Sitting on two acres, the spaciousness of the residence will give the CBK governor ample room to hold parties and official receptions, with its lawns a marvel and the exclusivity of its location a dream for many city dwellers.
However, the current CBK governor, Dr Patrick Njoroge, opted not to make the palatial residence his home, instead choosing to live in Loresho estate with his fellow members of Opus Dei.
Dr Njoroge is not the first to stay away from the CBK governor’s official residence. His predecessors Eric Kotut, Nahason Nyaga and Andrew Mullei also did not take it up, but CBK has always been maintaining it. Most of the time, the people who have been living at the residence are domestic staff and gardeners.
You cannot discuss official residences of county governors without mentioning the castle currently occupied by Kilifi Governor Amason Kingi. The beachfront house, about 100 metres from the Indian Ocean shore, is located near the Kilifi Old Ferry.
It was bought in 2014 for Sh140 million. Seven individuals had offered to sell an official residence for the county governor. The house is built on a three-acre plot, has five bedrooms, a large swimming pool, a conference room, a modern kitchen and a furnished office for holding meetings. There is also a three-bedroom servant quarters.

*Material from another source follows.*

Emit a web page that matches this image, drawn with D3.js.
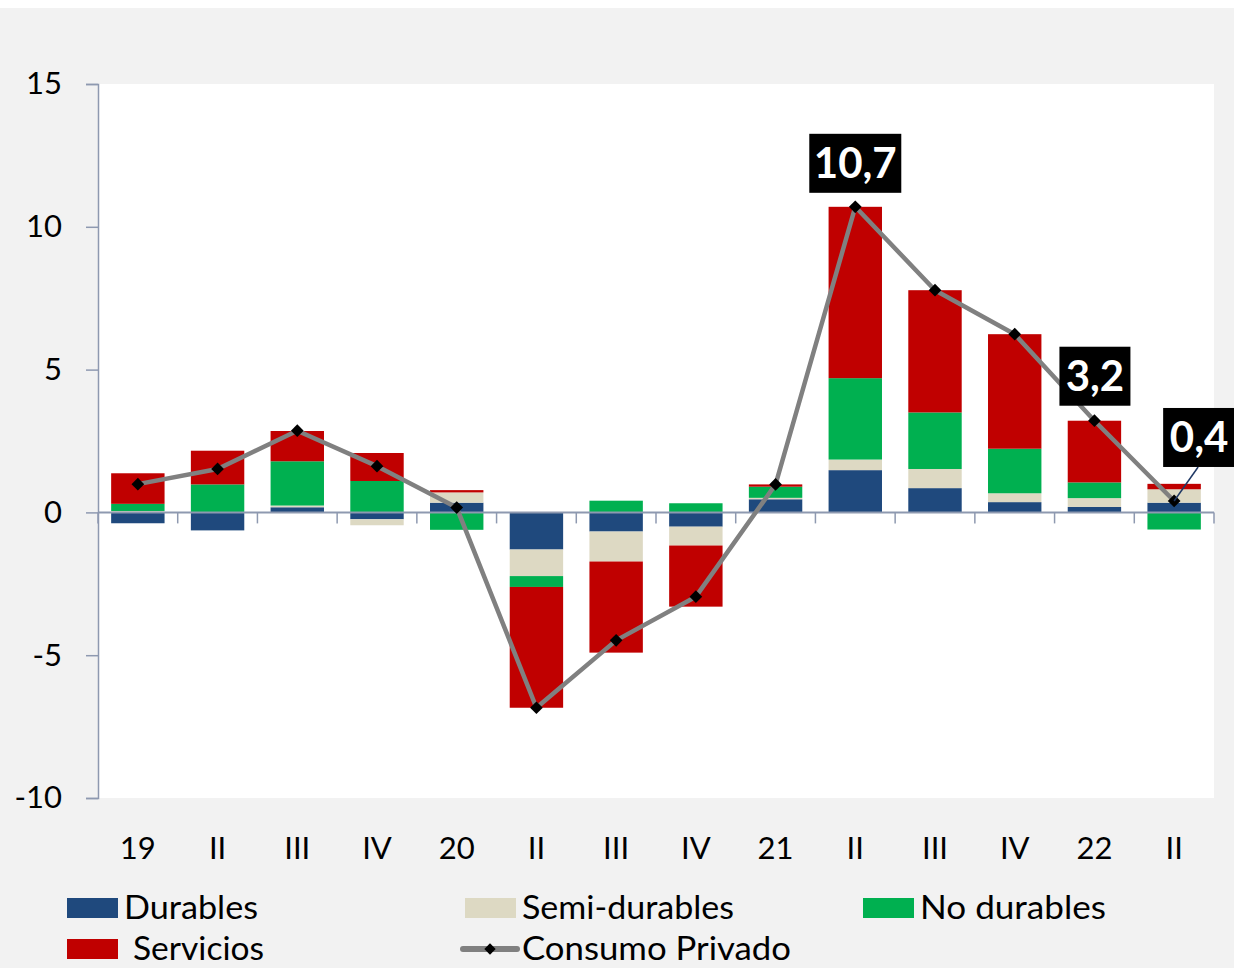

In the true fashion of a beachfront house, there is a tunnel connecting the governor’s compound and the ocean. The tunnel makes it possible for visitors to access the house by a vessel through the Indian Ocean. They can anchor their vessel and use the tunnel to move into the residence.
“The house is spacious and has a conference room where the governor can meet his cabinet and can host up to 20 people. This can cut the cost for hiring a hall,” the Kilifi County Assembly Investment Committee chairman Duncan Kaingu, said in 2014.
Elsewhere, Vihiga County Assembly in December 2017 set aside Sh80 million for the construction of its governor’s official residence. It is to be constructed on the outskirts of Mbale Town, the county’s headquarters, and it is expected to be ready by 2019. However, there is a dispute over its exact location that has delayed the construction.
The current governor, Dr Wilber Ottichilo, has previously said he needed an official residence to enable him conduct official matters away from his private address.
“My private home has to remain private. I need an official residence where I can conduct public issues and meet people,” said Dr Ottichilo.
And in Meru County, Governor Kiraitu Murungi could be the first occupant of the official residence of the devolved unit. The county government has budgeted Sh40 million for constructing the governor’s official residence, as indicated in its revised annual development plan for the 2017/18 academic year. The same amount will go into building the Speaker’s house. The residence for the deputy governor will cost Sh30 million.